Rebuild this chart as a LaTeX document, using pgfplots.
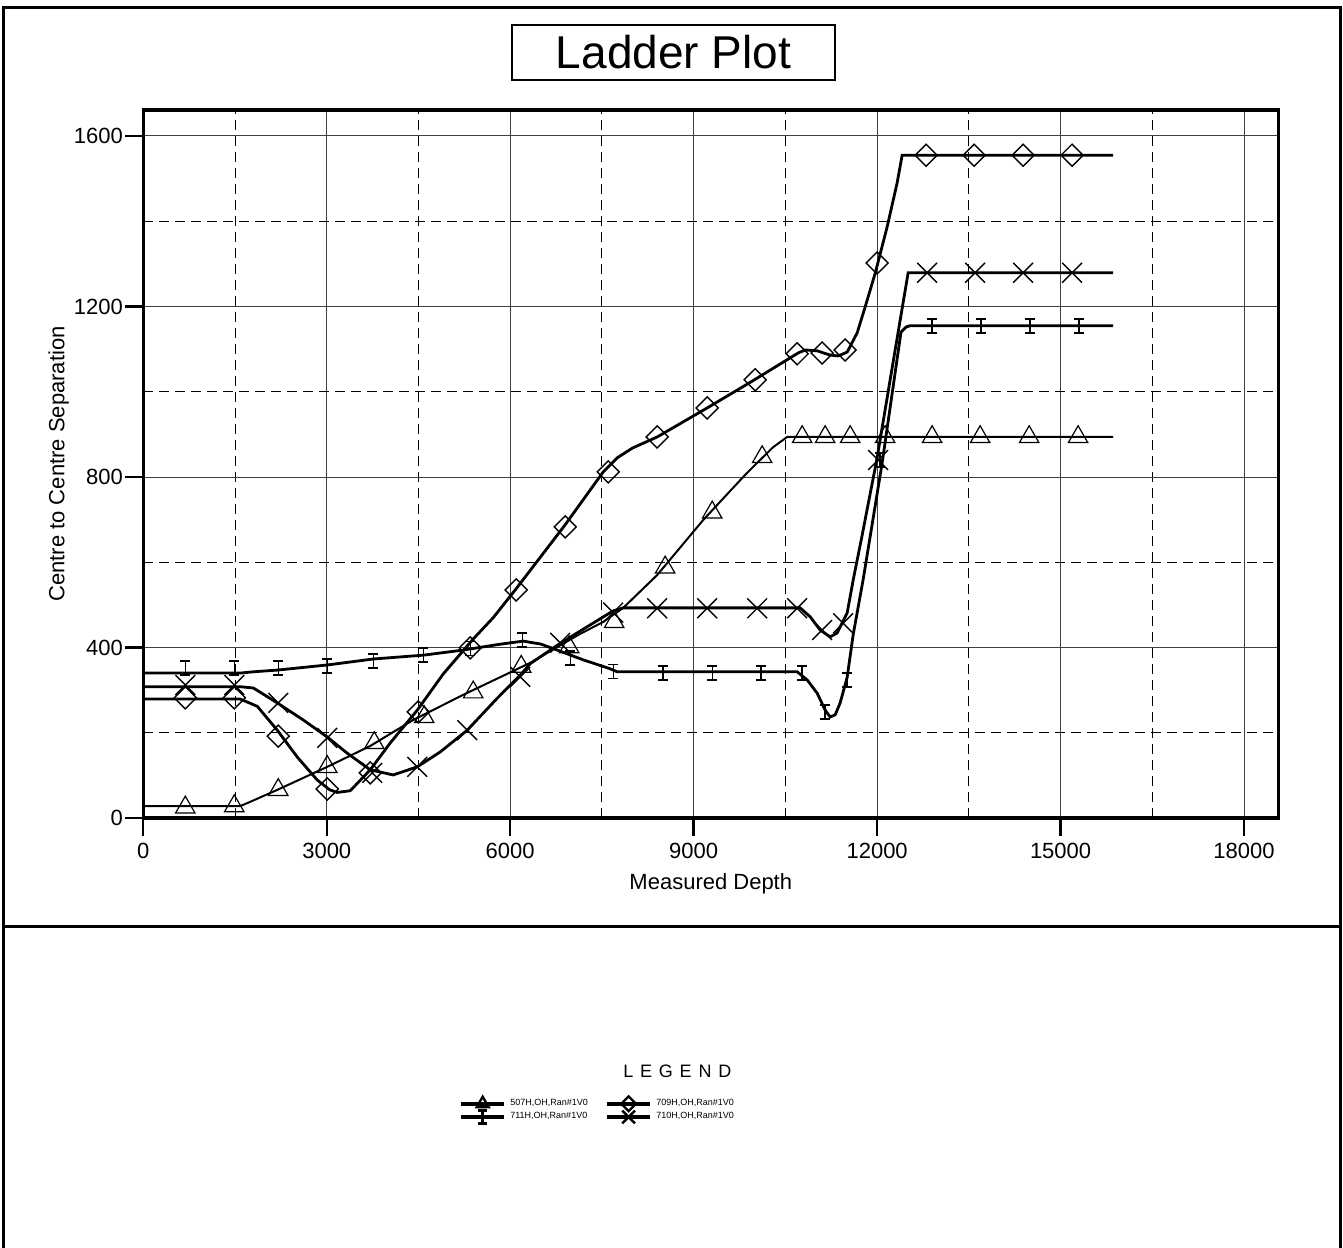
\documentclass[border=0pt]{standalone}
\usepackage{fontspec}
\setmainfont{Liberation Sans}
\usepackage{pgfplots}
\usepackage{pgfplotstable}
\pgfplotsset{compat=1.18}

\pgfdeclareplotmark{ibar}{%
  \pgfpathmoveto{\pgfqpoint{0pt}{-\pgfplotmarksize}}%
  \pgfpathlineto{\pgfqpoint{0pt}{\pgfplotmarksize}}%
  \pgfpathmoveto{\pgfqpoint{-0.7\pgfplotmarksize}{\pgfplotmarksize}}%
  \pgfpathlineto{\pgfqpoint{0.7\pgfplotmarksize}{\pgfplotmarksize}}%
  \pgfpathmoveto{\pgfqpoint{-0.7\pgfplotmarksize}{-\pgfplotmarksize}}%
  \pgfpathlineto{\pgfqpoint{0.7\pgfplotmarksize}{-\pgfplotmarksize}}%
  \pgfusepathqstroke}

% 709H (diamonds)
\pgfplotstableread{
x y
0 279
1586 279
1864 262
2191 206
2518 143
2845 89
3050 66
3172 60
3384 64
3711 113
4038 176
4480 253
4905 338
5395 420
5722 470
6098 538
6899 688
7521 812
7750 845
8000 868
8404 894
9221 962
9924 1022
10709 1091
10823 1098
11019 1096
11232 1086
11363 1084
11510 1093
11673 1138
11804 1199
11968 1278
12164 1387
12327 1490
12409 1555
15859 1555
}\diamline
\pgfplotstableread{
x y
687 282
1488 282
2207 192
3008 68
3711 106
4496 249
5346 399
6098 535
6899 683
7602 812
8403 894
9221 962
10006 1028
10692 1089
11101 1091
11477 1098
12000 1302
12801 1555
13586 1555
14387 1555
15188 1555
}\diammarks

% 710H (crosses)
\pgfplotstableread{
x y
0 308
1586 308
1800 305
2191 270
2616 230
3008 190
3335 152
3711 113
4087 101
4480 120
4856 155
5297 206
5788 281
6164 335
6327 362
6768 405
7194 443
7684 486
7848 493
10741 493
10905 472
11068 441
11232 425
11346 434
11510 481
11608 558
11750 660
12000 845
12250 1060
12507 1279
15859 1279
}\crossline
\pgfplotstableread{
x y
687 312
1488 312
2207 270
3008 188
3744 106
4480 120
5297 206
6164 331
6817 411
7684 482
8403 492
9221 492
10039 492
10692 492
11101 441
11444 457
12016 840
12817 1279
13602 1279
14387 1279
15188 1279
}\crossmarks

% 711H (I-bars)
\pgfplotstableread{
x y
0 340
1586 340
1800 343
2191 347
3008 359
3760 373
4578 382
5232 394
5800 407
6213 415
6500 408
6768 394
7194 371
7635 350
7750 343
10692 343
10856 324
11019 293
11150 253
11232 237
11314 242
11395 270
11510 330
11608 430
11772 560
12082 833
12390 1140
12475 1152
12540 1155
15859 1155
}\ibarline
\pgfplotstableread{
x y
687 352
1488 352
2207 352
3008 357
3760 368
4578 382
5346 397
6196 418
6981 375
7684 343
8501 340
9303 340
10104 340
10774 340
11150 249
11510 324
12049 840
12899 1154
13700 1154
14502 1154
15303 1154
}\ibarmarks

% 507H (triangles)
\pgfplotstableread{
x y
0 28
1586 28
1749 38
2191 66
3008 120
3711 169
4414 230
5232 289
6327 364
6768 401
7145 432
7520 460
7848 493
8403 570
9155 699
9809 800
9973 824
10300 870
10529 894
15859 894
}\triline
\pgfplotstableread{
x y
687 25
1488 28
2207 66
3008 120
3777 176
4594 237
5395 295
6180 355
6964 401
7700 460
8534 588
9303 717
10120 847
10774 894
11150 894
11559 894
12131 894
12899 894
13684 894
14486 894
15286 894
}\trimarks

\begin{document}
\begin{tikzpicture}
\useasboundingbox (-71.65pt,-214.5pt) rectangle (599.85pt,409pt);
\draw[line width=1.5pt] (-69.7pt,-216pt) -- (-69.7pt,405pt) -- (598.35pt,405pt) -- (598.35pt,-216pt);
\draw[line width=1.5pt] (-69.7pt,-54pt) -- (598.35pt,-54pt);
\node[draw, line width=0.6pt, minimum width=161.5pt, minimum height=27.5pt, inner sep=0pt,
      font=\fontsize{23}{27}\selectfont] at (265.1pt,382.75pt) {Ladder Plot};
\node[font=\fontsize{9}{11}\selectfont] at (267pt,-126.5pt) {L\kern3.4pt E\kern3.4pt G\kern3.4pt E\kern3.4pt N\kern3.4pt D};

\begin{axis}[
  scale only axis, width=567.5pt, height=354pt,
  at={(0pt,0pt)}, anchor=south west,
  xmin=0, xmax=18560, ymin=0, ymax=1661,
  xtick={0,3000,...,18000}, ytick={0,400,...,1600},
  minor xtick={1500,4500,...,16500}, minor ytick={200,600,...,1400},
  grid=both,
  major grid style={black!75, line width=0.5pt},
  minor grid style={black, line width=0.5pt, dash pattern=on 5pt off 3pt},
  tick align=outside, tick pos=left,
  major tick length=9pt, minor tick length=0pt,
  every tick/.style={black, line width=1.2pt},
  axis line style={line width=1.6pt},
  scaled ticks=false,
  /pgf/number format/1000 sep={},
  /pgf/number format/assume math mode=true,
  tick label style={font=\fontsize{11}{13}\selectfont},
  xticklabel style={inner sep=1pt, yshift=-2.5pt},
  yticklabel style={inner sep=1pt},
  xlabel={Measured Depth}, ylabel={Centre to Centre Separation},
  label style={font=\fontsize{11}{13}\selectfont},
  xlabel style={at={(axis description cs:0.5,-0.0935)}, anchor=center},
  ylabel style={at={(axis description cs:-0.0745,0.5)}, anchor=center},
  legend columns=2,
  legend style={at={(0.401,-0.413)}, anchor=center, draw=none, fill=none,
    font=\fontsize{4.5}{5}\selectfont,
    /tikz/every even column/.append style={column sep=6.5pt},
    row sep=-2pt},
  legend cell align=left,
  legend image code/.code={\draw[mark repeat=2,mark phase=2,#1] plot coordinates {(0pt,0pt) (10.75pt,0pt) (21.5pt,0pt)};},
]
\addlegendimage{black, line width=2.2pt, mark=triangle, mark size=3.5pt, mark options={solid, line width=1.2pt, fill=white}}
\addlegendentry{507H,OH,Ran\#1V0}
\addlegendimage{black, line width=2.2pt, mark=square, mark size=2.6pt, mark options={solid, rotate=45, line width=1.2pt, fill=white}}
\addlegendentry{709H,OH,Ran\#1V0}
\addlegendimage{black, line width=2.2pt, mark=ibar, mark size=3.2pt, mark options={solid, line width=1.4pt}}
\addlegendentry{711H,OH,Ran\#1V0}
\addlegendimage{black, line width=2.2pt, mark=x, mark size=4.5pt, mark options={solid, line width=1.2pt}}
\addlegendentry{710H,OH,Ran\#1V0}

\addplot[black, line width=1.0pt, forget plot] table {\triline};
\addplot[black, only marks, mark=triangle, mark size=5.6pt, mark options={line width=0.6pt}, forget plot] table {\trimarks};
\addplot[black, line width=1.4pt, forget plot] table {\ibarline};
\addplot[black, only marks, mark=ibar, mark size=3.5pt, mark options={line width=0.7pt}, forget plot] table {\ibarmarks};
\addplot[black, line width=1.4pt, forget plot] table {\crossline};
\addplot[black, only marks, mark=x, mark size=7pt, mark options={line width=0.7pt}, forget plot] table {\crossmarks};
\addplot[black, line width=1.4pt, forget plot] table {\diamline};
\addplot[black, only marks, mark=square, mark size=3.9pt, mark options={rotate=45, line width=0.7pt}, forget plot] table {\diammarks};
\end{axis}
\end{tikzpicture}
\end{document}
○ ○ ○
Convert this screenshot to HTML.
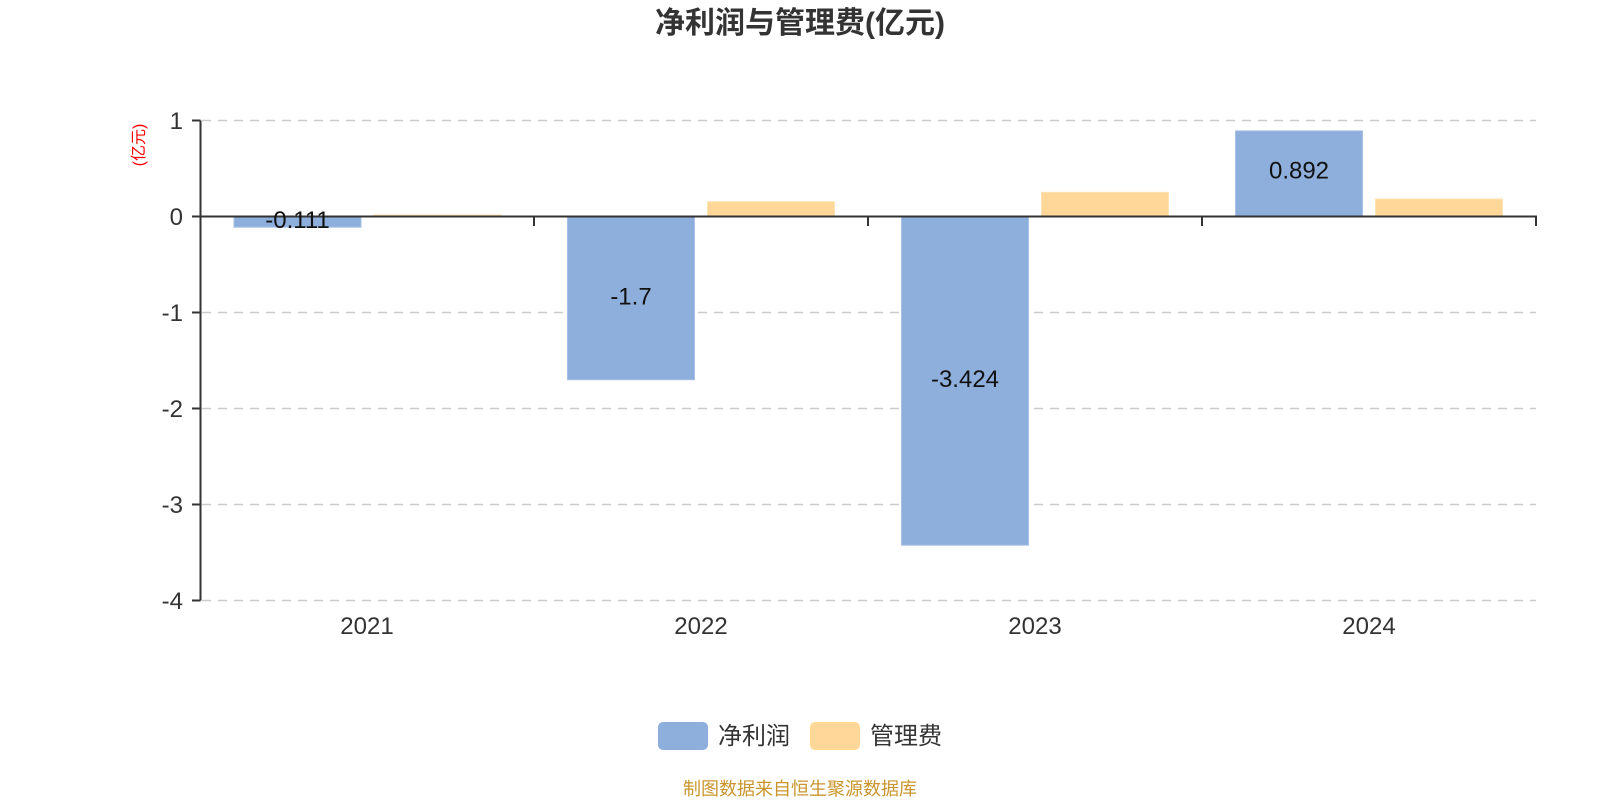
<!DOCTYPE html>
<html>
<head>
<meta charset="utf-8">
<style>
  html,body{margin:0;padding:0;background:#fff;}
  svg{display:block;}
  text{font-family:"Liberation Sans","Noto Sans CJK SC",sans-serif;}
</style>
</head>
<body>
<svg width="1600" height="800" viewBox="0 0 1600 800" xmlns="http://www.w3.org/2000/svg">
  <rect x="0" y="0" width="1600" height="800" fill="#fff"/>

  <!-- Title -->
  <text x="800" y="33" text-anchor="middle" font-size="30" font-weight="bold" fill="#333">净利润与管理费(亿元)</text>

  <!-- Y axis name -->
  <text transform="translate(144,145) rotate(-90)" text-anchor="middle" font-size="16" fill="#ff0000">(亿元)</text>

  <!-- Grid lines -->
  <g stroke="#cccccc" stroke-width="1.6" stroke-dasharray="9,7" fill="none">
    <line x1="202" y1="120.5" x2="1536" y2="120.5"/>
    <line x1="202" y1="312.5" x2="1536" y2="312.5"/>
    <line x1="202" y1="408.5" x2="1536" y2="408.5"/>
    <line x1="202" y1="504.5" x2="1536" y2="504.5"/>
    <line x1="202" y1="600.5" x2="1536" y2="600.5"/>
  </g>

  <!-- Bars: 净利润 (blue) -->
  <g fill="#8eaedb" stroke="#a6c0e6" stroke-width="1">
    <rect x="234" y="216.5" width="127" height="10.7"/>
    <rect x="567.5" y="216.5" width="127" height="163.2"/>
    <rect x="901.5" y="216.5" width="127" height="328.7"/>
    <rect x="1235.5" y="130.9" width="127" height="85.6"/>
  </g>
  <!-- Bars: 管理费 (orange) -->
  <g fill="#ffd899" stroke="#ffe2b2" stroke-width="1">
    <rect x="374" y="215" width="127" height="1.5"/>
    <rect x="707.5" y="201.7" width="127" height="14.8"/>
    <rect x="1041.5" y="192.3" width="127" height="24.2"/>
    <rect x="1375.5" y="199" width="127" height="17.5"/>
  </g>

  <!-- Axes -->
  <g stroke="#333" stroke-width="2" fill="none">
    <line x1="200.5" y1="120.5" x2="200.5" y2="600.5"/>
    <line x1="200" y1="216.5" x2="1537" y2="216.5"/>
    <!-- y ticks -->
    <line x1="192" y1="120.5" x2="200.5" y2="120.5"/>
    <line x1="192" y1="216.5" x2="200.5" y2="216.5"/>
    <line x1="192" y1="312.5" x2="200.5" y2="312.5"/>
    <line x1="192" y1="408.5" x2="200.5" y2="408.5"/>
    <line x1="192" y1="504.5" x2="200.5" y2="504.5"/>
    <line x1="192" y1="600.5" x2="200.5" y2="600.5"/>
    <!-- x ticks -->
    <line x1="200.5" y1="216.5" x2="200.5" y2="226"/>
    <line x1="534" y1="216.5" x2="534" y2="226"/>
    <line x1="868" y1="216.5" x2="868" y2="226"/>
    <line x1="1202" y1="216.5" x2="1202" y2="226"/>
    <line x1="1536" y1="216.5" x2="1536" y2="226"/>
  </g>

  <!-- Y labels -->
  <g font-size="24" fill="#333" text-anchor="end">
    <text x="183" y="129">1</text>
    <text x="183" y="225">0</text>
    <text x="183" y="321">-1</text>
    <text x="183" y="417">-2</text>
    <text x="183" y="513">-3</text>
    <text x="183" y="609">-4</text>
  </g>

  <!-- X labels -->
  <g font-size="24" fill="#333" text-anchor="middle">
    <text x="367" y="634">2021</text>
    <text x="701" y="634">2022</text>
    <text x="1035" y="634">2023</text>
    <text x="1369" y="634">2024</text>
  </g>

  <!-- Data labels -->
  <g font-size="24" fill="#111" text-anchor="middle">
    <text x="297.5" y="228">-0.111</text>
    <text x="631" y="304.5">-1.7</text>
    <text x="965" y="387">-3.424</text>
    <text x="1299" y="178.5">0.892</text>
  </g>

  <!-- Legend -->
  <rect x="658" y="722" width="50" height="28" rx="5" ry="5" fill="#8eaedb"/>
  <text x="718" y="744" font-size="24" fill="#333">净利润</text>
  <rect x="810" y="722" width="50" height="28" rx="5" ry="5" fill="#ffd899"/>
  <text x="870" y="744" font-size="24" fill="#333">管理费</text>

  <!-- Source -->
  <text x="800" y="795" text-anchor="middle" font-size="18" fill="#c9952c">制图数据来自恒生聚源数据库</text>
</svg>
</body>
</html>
○ ○ ○
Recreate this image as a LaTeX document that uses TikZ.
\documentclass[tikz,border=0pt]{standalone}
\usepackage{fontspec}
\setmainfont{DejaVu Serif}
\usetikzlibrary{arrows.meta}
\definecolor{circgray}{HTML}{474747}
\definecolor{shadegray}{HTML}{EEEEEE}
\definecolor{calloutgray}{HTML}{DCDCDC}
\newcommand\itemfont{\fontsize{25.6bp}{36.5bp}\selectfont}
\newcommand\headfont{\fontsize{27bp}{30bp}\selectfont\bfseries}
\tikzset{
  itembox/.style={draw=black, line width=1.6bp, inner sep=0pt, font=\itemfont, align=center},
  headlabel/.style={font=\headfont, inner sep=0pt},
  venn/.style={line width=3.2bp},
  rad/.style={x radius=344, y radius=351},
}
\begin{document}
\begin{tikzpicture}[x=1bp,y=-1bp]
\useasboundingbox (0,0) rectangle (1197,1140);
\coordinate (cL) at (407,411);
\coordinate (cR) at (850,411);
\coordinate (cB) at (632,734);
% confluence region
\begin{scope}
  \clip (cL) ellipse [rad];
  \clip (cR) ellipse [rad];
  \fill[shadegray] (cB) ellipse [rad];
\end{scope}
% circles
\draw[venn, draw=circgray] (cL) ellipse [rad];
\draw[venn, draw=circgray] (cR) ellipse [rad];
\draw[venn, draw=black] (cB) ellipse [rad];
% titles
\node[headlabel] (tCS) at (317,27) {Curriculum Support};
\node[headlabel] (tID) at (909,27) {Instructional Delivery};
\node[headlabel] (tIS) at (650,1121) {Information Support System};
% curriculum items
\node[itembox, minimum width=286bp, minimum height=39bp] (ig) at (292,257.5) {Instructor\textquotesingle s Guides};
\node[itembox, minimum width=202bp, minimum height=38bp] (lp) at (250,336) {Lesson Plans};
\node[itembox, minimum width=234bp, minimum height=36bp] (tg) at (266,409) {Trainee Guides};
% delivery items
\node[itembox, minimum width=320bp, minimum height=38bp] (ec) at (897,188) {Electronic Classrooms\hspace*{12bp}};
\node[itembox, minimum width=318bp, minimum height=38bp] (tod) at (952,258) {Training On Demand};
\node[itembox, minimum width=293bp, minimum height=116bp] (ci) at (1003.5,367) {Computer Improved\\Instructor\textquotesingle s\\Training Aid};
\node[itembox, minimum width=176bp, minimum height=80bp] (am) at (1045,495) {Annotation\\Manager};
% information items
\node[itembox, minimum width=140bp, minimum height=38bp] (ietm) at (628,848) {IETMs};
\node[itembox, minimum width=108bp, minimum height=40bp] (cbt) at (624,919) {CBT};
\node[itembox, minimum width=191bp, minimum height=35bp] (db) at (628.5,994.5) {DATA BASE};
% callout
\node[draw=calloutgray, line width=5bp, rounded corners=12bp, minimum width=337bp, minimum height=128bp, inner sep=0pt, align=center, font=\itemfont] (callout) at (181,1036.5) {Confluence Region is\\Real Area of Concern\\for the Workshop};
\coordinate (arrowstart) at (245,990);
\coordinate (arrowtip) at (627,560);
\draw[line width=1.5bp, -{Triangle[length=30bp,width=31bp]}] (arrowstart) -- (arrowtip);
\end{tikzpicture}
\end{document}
○ ○ ○
Exercise description:
Each line that holds the word "LaTeX" is to be copied.

Solution for this problem:
Rebuild this chart as a LaTeX document, using pgfplots.
Recreate this image as a LaTeX document that uses TikZ.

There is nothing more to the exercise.